- Tuesday saw an interesting start as markets digested Monday’s USDA data and raw materials saw a sea of red as the higher than expected yield estimates encouraged long liquidation, particularly in soybeans whilst the stronger US$ and sharply weaker energies added further pressure. Even wheat participated following better than anticipated Australian output figures from ABARES overnight.
- China is reported to be more active in sourcing soybeans on the break and we would expect to see further activity on these lower prices. Energy pricing is expected to remain weak into 2017 according to the US’s EIA due to a large global supply glut.US crude stocks remain high despite a decline in August yet gasoline stocks are 6% up year on year and ethanol is up just over 10%. The next report is expected to show further stock build underlining the position still further.
- Many are pointing to potential enlargement of corn and soybean acres via Monday’s FSA (Farm Service Agency) loan programme enrolment update.

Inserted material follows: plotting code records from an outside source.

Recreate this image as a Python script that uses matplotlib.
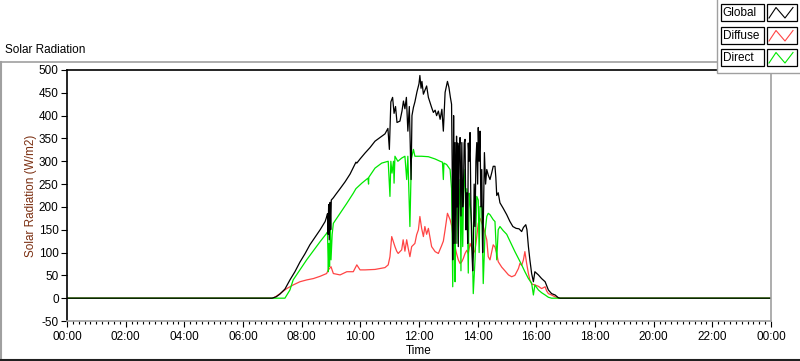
import matplotlib
matplotlib.use("Agg")
import matplotlib.pyplot as plt
from matplotlib.patches import Rectangle
from matplotlib.lines import Line2D
import numpy as np

# ---------------- data (hours of day, W/m2) ----------------
global_t = [0, 6.99, 7.13, 7.26, 7.43, 7.60, 7.77, 7.94, 8.11, 8.28, 8.45, 8.63, 8.80, 8.86,
            8.88, 8.90, 8.92, 8.94, 8.97, 8.99, 9.01, 9.08, 9.17, 9.31, 9.48, 9.65, 9.75, 9.85,
            9.88, 9.99, 10.16, 10.33, 10.50, 10.67, 10.84, 10.94, 10.99, 11.04, 11.10, 11.15,
            11.20, 11.25, 11.35, 11.42, 11.47, 11.52, 11.57, 11.62, 11.67, 11.73, 11.76, 11.81,
            11.86, 11.93, 12.00, 12.03, 12.07, 12.10, 12.15, 12.20, 12.26, 12.32, 12.38, 12.43,
            12.49, 12.55, 12.60, 12.66, 12.72, 12.78, 12.83, 12.89, 12.97, 13.02, 13.07, 13.11,
            13.13, 13.15, 13.17, 13.18, 13.20, 13.23, 13.26, 13.28, 13.30, 13.32, 13.34, 13.37,
            13.40, 13.43, 13.46, 13.49, 13.51, 13.54, 13.57, 13.60, 13.63, 13.66, 13.68, 13.71,
            13.74, 13.77, 13.80, 13.83, 13.85, 13.88, 13.91, 13.94, 13.97, 14.00, 14.02, 14.05,
            14.08, 14.11, 14.14, 14.17, 14.19, 14.23, 14.27, 14.31, 14.36, 14.42, 14.48, 14.53,
            14.59, 14.62, 14.65, 14.70, 14.76, 14.87, 14.99,
            15.10, 15.20, 15.31, 15.41, 15.50, 15.56, 15.64, 15.68, 15.73, 15.78, 15.84, 15.90,
            15.95, 16.07, 16.18, 16.30, 16.41, 16.52, 16.64, 16.75, 16.81, 24]
global_v = [0, 0, 3, 9, 20, 40, 58, 79, 97, 117, 133, 150, 168, 180,
            185, 140, 205, 128, 210, 150, 215, 220, 228, 240, 255, 272, 285, 298,
            296, 305, 318, 330, 344, 352, 360, 372, 326, 430, 440, 405,
            420, 385, 388, 410, 432, 415, 440, 366, 420, 260, 400, 418,
            430, 452, 470, 488, 460, 475, 447, 455, 465, 440, 428, 418,
            407, 412, 400, 410, 392, 414, 366, 451, 475, 462, 440, 425,
            300, 84, 250, 400, 120, 341, 120, 355, 200, 340, 113, 330,
            352, 180, 341, 200, 216, 340, 348, 150, 231, 120, 340, 300,
            363, 200, 113, 60, 91, 250, 157, 300, 341, 250, 374, 300,
            366, 200, 282, 100, 157, 319, 250, 282, 270, 260, 275, 289,
            289, 264, 225, 231, 209, 197, 183,
            168, 157, 153, 152, 146, 155, 161, 150, 113, 84, 54, 36,
            58, 51, 43, 36, 18, 10, 7, 1, 0, 0]

diffuse_t = [0, 7.02, 7.13, 7.26, 7.49, 7.71, 7.94, 8.17, 8.40, 8.63, 8.85, 8.91, 9.00, 9.08,
             9.31, 9.54, 9.76, 9.88, 9.99, 10.16, 10.50, 10.84, 10.95, 11.01, 11.07, 11.12,
             11.18, 11.24, 11.29, 11.41, 11.46, 11.52, 11.58, 11.63, 11.69, 11.75, 11.86, 11.92,
             11.98, 12.03, 12.09, 12.15, 12.20, 12.26, 12.32, 12.43, 12.55, 12.66, 12.77, 12.83,
             12.89, 12.97, 13.06, 13.12, 13.17, 13.23, 13.28, 13.34, 13.40, 13.46, 13.51, 13.57,
             13.63, 13.68, 13.74, 13.80, 13.85, 13.91, 13.97, 14.02, 14.08, 14.14, 14.19, 14.31,
             14.36, 14.42, 14.53, 14.59, 14.65, 14.70, 14.82, 14.93, 15.05, 15.16, 15.27, 15.39,
             15.44, 15.50, 15.56, 15.61, 15.67, 15.73, 15.78, 15.84, 15.95, 16.07, 16.18, 16.30,
             16.35, 16.41, 16.52, 16.64, 16.75, 24]
diffuse_v = [0, 0, 4, 10, 21, 29, 36, 40, 43, 48, 54, 62, 69, 54,
             51, 58, 58, 73, 62, 62, 63, 67, 73, 91, 135, 125,
             113, 103, 98, 106, 128, 103, 128, 110, 91, 113, 120, 139,
             150, 179, 153, 135, 157, 140, 153, 113, 102, 98, 115, 125,
             150, 186, 172, 157, 128, 113, 98, 84, 76, 80, 87, 98,
             105, 98, 120, 110, 98, 105, 135, 164, 175, 165, 157, 128,
             91, 84, 117, 112, 98, 80, 68, 60, 51, 47, 50, 65,
             76, 72, 84, 102, 76, 54, 40, 31, 29, 26, 21, 25,
             16, 10, 7, 3, 0, 0]

direct_t = [0, 7.43, 7.60, 7.71, 7.94, 8.17, 8.40, 8.63, 8.85, 8.88, 8.91, 8.93, 8.95, 8.98,
            9.00, 9.04, 9.08, 9.31, 9.54, 9.76, 9.85, 10.05, 10.26, 10.28, 10.29, 10.50, 10.73,
            10.95, 11.01, 11.04, 11.08, 11.13, 11.15, 11.18, 11.28, 11.41, 11.52, 11.58, 11.62,
            11.69, 11.74, 11.81, 11.86, 12.09, 12.32, 12.55, 12.72, 12.80, 12.83, 12.85, 12.94,
            13.06, 13.11, 13.15, 13.18, 13.21, 13.23, 13.26, 13.28, 13.33, 13.36, 13.40, 13.43,
            13.45, 13.49, 13.52, 13.57, 13.60, 13.63, 13.68, 13.71, 13.74, 13.80, 13.85, 13.91,
            13.97, 14.02, 14.05, 14.08, 14.14, 14.19, 14.25, 14.31, 14.36, 14.42, 14.53, 14.59,
            14.65, 14.70, 14.76, 14.87, 14.99, 15.10, 15.27, 15.39, 15.50, 15.61, 15.73, 15.84,
            15.90, 15.95, 16.07, 16.18, 16.30, 16.41, 16.52, 24]
direct_v = [0, 0, 18, 40, 62, 84, 104, 124, 142, 145, 58, 120, 70, 150,
            84, 140, 164, 186, 208, 230, 240, 252, 263, 250, 265, 285, 296,
            300, 223, 300, 274, 300, 252, 311, 300, 307, 311, 260, 311,
            157, 305, 326, 311, 311, 310, 305, 300, 298, 260, 296, 293,
            282, 240, 25, 280, 150, 36, 230, 275, 120, 200, 260, 60,
            265, 113, 230, 282, 150, 240, 55, 230, 213, 157, 10, 84,
            223, 215, 100, 201, 201, 32, 142, 179, 186, 183, 172, 168,
            84, 150, 157, 148, 140, 125, 102, 87, 73, 58, 43, 33,
            7, 29, 18, 12, 7, 2, 0, 0]

series_names = ["Global", "Diffuse", "Direct"]
series_colors = ["#000000", "#ff4444", "#00e800"]
x_tick_labels = ["00:00", "02:00", "04:00", "06:00", "08:00", "10:00", "12:00",
                 "14:00", "16:00", "18:00", "20:00", "22:00", "00:00"]
y_ticks = [-50, 0, 50, 100, 150, 200, 250, 300, 350, 400, 450, 500]

# ---------------- layout ----------------
W, H = 800, 361
plt.rcParams['font.family'] = ['Liberation Sans', 'DejaVu Sans']
FS = 8.5
fig = plt.figure(figsize=(W / 100, H / 100), dpi=100)
fig.patch.set_facecolor("white")

def fx(px):
    return px / W

def fy(py):
    return 1 - py / H

# background overlay for frame and title
bg = fig.add_axes([0, 0, 1, 1], zorder=0)
bg.set_xlim(0, W)
bg.set_ylim(H, 0)
bg.axis("off")
bg.add_line(Line2D([0.5, 717], [62, 62], color="#a0a0a0", lw=1.2))
bg.add_line(Line2D([0.8, 0.8], [62, 361], color="#a0a0a0", lw=1.5))
bg.add_line(Line2D([0, 800], [360, 360], color="#202020", lw=1.5))
bg.text(5, 50, "Solar Radiation", fontsize=FS, ha="left", va="center")

# main plot
L, R, T, B = 67, 771, 70, 321
ax = fig.add_axes([fx(L), fy(B), fx(R - L), fy(T) - fy(B)], zorder=1)
ax.plot(diffuse_t, diffuse_v, color=series_colors[1], lw=0.9)
ax.plot(direct_t, direct_v, color=series_colors[2], lw=0.9)
ax.plot(global_t, global_v, color=series_colors[0], lw=0.9)
ax.set_xlim(0, 24)
ax.set_ylim(-50, 500)
ax.set_xticks(np.arange(0, 25, 2))
ax.set_xticklabels(x_tick_labels, fontsize=FS)
ax.set_xticks(np.arange(0, 24.01, 0.2), minor=True)
ax.set_yticks(y_ticks)
ax.set_yticklabels([str(v) for v in y_ticks], fontsize=FS)
ax.tick_params(axis="both", which="major", direction="out", length=4.5, width=0.8, pad=1.5)
ax.tick_params(axis="x", which="minor", direction="out", length=2.5, width=0.8)
ax.tick_params(axis="x", which="major", length=4.5, pad=2.5)
for s in ("left", "top"):
    ax.spines[s].set_color("black")
    ax.spines[s].set_linewidth(1.2)
for s in ("right", "bottom"):
    ax.spines[s].set_color("#a0a0a0")
    ax.spines[s].set_linewidth(1.2)
ax.set_xlabel("Time", fontsize=FS, labelpad=2)
ax.set_ylabel("Solar Radiation (W/m2)", fontsize=FS, color="#7a2e10", labelpad=1)

# legend overlay (drawn on top)
lg = fig.add_axes([0, 0, 1, 1], zorder=3)
lg.set_xlim(0, W)
lg.set_ylim(H, 0)
lg.axis("off")
lg.patch.set_alpha(0)
lg.add_patch(Rectangle((717, -2), 90, 74.5, facecolor="white", edgecolor="#a0a0a0", lw=1.0))
row_tops = [4, 27, 49]
for name, col, top in zip(series_names, series_colors, row_tops):
    h = 17
    lg.add_patch(Rectangle((720.5, top), 43, h, facecolor="white", edgecolor="black", lw=0.9))
    lg.add_patch(Rectangle((766.5, top), 30, h, facecolor="white", edgecolor="black", lw=0.9))
    lg.text(722.5, top + h / 2 + 0.5, name, fontsize=FS, ha="left", va="center")
    zx = [769, 776, 785, 793]
    zy = [top + h - 3, top + 3.5, top + h - 3, top + 3.5]
    lg.add_line(Line2D(zx, zy, color=col, lw=0.8))

fig.savefig("out.png", dpi=100, facecolor="white")
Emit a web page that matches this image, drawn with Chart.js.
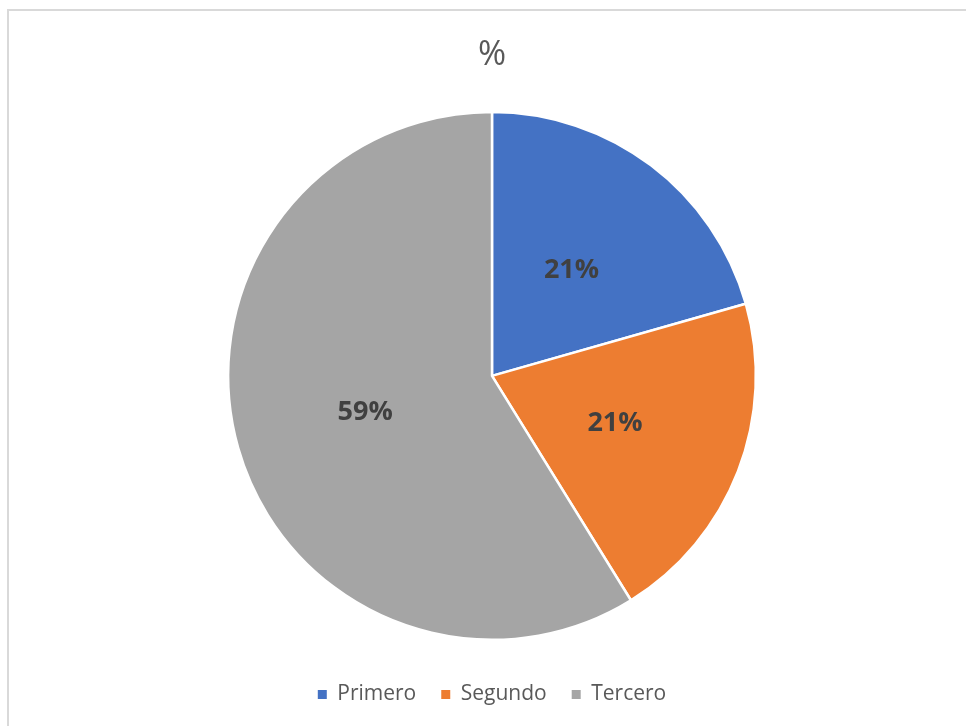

We can assume a normal amount of acres will be added (600-800,000) in October and November and we would anticipate 100-400,000 in the upcoming release. However, more important to overall yield will be a function of pod counts/ear weight rather than acres in our view.
- Tuesday saw soybeans weaker with liquidation featuring throughout, new crop export programmes are off to a very strong start and look to accelerate in coming weeks, potentially cushioning cash basis declines into harvest. Corn was plagued by the stronger US$ and falling energies, which if our comment above holds true, looks likely to keep prices capped. Wheat fell in sympathy with corn despite firm global cash prices despite the fact that there is no shortage of wheat in the world and ABARES latest figures (a touch over 28 million mt vs. USDA’s 27.5 million) attest to that very point. Weaker European currencies may account for the firming cash basis and seasonal global price trends rarely show weakness beyond mid-September.
- It remains that if prices are to see a strong recovery demand has to be found otherwise the more than ample supply position will continue to dominate although we struggle to see major bearish price action at current levels.